Modern Library Top 100 Novels of the 20th Century (33)

Theodore Dreiser is considered to be the leading American practitioner of Naturalism--which consists of writing about sex and violence in the lower classes in order to reveal what I gather were supposed to be shattering truths about the bleak aspects of modern industrial urban life.  To that end, Sister Carrie tells the story of a pretty small town girl who uses her feminine wiles to sleep her way from the factories and saloons of Chicago to the New York stage.  Along the way, the tavern owning married man who stole to fund their escape to Chicago, kills himself after being abandoned by Carrie and ending up in Bowery flophouses.  Meanwhile, An American Tragedy tells the story, based on a sensational true crime, of a young man who is working his way towards the American dream and refuses to let a pregnant former girlfriend stand in the way of his chance for romance with a wealthy woman.  He takes the slattern out in a boat & clobbers her, but is tried and executed for the crime.
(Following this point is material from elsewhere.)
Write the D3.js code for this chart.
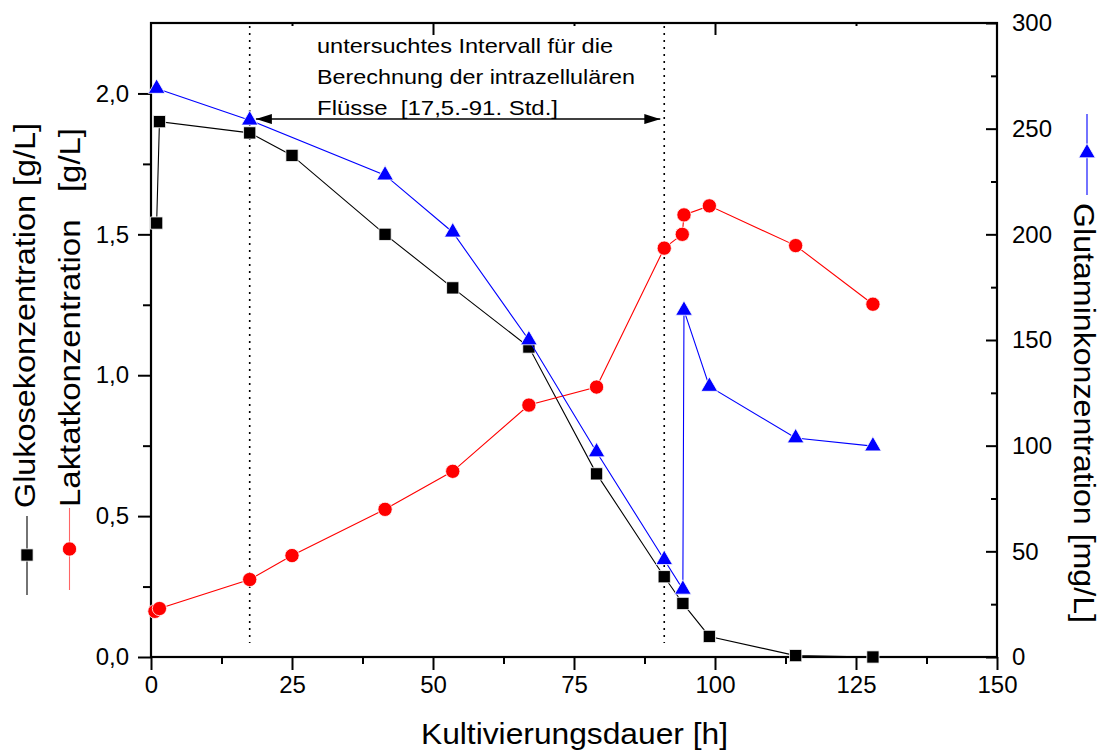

It is an open secret that even critics who admire Dreiser, consider him to be a horrible writer technically.   American Tragedy has been called "the worst-written great novel in the world" and the otherwise loathsome Garrison Keillor has an amusing column about how bad he finds Sister Carrie on rereading it.  His books have all the literary grace of the phone book.

Thus, his reputation rests solely on the agreement of Left wing critics with his hatred of American capitalism.  Well, 100 years on, I think we can safely say that the American system has served us pretty well and the Sister Carrie's of the world are not simply insignificant but, worse for a writer, uninteresting.